Skripal and his daughter were found unconscious on a bench on Thursday and authorities have not named the nerve agent that was used.

The Russian embassy in London, which has denied its nation’s involvement, agreed with Rudd.

“First evidence then conclusions on Mr. Skripal’s case. Responsible political approach,” it said.

Counter Attack.

British authorities have not said what their response would be if they discover what the majority of Western intelligence agencies believe, i.e. that Russia is responsible for the attack.

“Russia does seem like the most likely story, given what we know both of the background of this case … given the track record in the state of the relationship, the fact that we have seen things like this before,” director of the Russia Institute at King’s College London, Sam Greene, told Sky News.

But that does not mean the attack was ordered by the Kremlin, or Russian President Vladimir Putin, directly.

“A lot of these things are being done by people operating at sort of an arm’s length’s distance from the command and control structure,” Greene told Sky News.

It could be someone who wants to cause a conflict between Britain and Russia who committed this terrorist attack.

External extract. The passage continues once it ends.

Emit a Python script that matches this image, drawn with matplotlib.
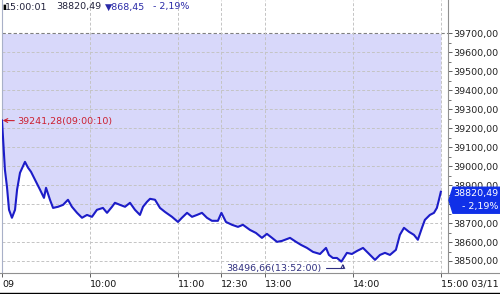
import matplotlib
matplotlib.use('Agg')
import matplotlib.pyplot as plt
from matplotlib.patches import Polygon
from matplotlib.lines import Line2D
from matplotlib.transforms import blended_transform_factory

# intraday index, x = trading minutes after 09:00 (lunch 11:30-12:30 skipped)
minutes = [0, 2.0, 3.4, 4.8, 6.8, 8.9, 10.3, 12.3, 15.7, 17.8, 19.8, 22.6, 26.0, 28.7,
           30.1, 32.8, 34.9, 38.3, 41.7, 45.1, 47.8, 51.3, 54.7, 58.1, 61.5, 64.9,
           69.0, 71.8, 75.2, 77.2, 80.7, 84.1, 87.5, 90.9, 94.3, 96.4, 99.1, 101.2,
           104.6, 108.0, 111.4, 116.2, 120.3, 123.0, 126.5, 129.9, 133.3, 136.7,
           140.1, 143.5, 147.6, 150.0, 153.1, 157.2, 161.3, 164.7, 169.5, 173.6,
           177.7, 181.1, 184.6, 188.0, 191.4, 196.9, 201.0, 204.4, 208.5, 212.6,
           217.4, 221.5, 223.5, 226.2, 229.0, 232.0, 235.8, 239.2, 242.7, 246.8,
           250.2, 255.0, 258.4, 261.8, 265.2, 269.3, 272.0, 274.8, 278.2, 281.6,
           284.3, 287.1, 289.1, 292.5, 295.3, 297.3, 298.7, 300.0]
prices = [39241.28, 38981, 38891, 38770, 38728, 38770, 38876, 38965, 39023, 38992,
          38971, 38928, 38876, 38833, 38886, 38823, 38780, 38786, 38796, 38823,
          38786, 38754, 38728, 38743, 38733, 38770, 38780, 38754, 38786, 38807,
          38796, 38786, 38807, 38770, 38743, 38786, 38812, 38828, 38823, 38780,
          38759, 38733, 38706, 38728, 38754, 38733, 38743, 38754, 38728, 38712,
          38712, 38754, 38706, 38691, 38680, 38691, 38664, 38648, 38622, 38643,
          38622, 38601, 38606, 38622, 38601, 38585, 38569, 38548, 38537, 38569,
          38532, 38516, 38516, 38496.66, 38543, 38537, 38553, 38569, 38543, 38506,
          38532, 38543, 38532, 38559, 38638, 38675, 38654, 38638, 38612, 38675,
          38717, 38743, 38754, 38780, 38823, 38865]

tick_pos = [0, 60, 120, 150, 180, 240, 300]
tick_labels = ['09', '10:00', '11:00', '12:30', '13:00', '14:00', '15:00 03/11']
y_ticks = list(range(38500, 39701, 100))
top_level = 39700

high_min, high_val, high_label = 0, 39241.28, '39241,28(09:00:10)'
low_min, low_val, low_label = 232, 38496.66, '38496,66(13:52:00)'
close_val = 38820.49
header_time = '15:00:01'
header_price = '38820,49'
header_chg = '\u25bc868,45'
header_pct = '- 2,19%'
box_lines = ['38820,49', '- 2,19%']

FS = 6.8
fig = plt.figure(figsize=(5.0, 2.94), dpi=100)
ax = fig.add_axes([2 / 500, 1 - 273 / 294, 446 / 500, 273 / 294])
ax.set_xlim(0, 304.9)
ax.set_ylim(38436.7, 39876.7)

# fill above the line up to the top level
ax.fill_between(minutes, prices, top_level, color='#d8d8fa', lw=0, zorder=1)

# grid
for y in y_ticks[:-1]:
    ax.plot([0, 300], [y, y], color='#c4c4c4', lw=0.7, ls=(0, (3, 2)), zorder=2)
ax.plot([0, 304.9], [top_level, top_level], color='#808080', lw=0.8, ls=(0, (3, 2)), zorder=2)
for x in tick_pos[1:]:
    ax.axvline(x, color='#c4c4c4', lw=0.7, ls=(0, (3, 2)), zorder=2)

ax.plot(minutes, prices, color='#1c1cc8', lw=1.5, zorder=3)

# axes styling
for s in ['top', 'bottom']:
    ax.spines[s].set_visible(False)
ax.spines['left'].set_color('#a8b0c8')
ax.spines['right'].set_color('#909090')
ax.yaxis.tick_right()
ax.set_yticks(y_ticks)
# the 38800 label sits under the close-value box, as in the original
ylabels = ['' if v == 38800 else f'{v:.2f}'.replace('.', ',') for v in y_ticks]
ax.set_yticklabels(ylabels, fontsize=FS, color='#222222')
ax.set_yticks([v + 50 for v in y_ticks[:-1]], minor=True)
ax.tick_params(axis='y', which='major', length=3, width=0.7, color='#606060', pad=1)
ax.tick_params(axis='y', which='minor', length=2, width=0.6, color='#606060')
ax.set_xticks(tick_pos)
ax.set_xticklabels(tick_labels, fontsize=FS, color='#111111', ha='left')
ax.tick_params(axis='x', length=3, width=0.7, color='#606060', pad=2)

# x axis baseline and bottom border across full width
fig.add_artist(Line2D([0, 1], [1 - 273 / 294] * 2, color='#909090', lw=0.8))
fig.add_artist(Line2D([0, 1], [1 - 292.5 / 294] * 2, color='#000000', lw=1.0))

# header
fig.text(2 / 500, 1 - 7 / 294, '\u25ae', fontsize=5, color='#000000', va='center')
fig.text(5 / 500, 1 - 7 / 294, header_time, fontsize=FS, color='#20203a', va='center')
fig.text(56 / 500, 1 - 7 / 294, header_price, fontsize=FS, color='#20203a', va='center')
fig.text(105 / 500, 1 - 7 / 294, header_chg, fontsize=FS, color='#2a2aa8', va='center')
fig.text(153 / 500, 1 - 7 / 294, header_pct, fontsize=FS, color='#2a2aa8', va='center')

# high / low annotations
ax.annotate(high_label, xy=(high_min + 0.5, high_val), xytext=(10.3, high_val - 5),
            fontsize=FS, color='#cc2030', ha='left', va='center',
            arrowprops=dict(arrowstyle='->', color='#cc2030', lw=0.8, shrinkA=0, shrinkB=0))
ax.annotate(low_label, xy=(low_min + 1, low_val - 10), xytext=(218.7, 38463),
            fontsize=FS, color='#303080', ha='right', va='center',
            arrowprops=dict(arrowstyle='->', color='#303080', lw=0.8, shrinkA=1, shrinkB=0,
                            connectionstyle='angle,angleA=0,angleB=90,rad=0'))

# close value box on the right
tr = blended_transform_factory(fig.transFigure, ax.transData)
h = 13 * 5.275
box = Polygon([(453 / 500, close_val + h), (1.0, close_val + h), (1.0, close_val - h),
               (453 / 500, close_val - h), (449 / 500, close_val)],
              closed=True, transform=tr, color='#1030e8', clip_on=False, zorder=5)
fig.add_artist(box)
fig.text(498 / 500, 0, box_lines[0], transform=tr, fontsize=FS, color='white', ha='right',
         va='center', zorder=6).set_y(close_val + 6.5 * 5.275)
fig.text(498 / 500, 0, box_lines[1], transform=tr, fontsize=FS, color='white', ha='right',
         va='center', zorder=6).set_y(close_val - 6.5 * 5.275)

fig.savefig('out.png', dpi=100)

“It’s also possible there could be some troublemaker out there who wants to make it look like it was Russia,” chemical weapons expert Richard Guthrie said.

But attacking with nerve agents is not something that can be done simply by a person, or even a terrorist cell.

“Nerve agents are not materials that can be made at home,” University College London chemistry professor Andrea Sella, said. “Their level of toxicity is such that they are only to be manufactured in specialized facility.”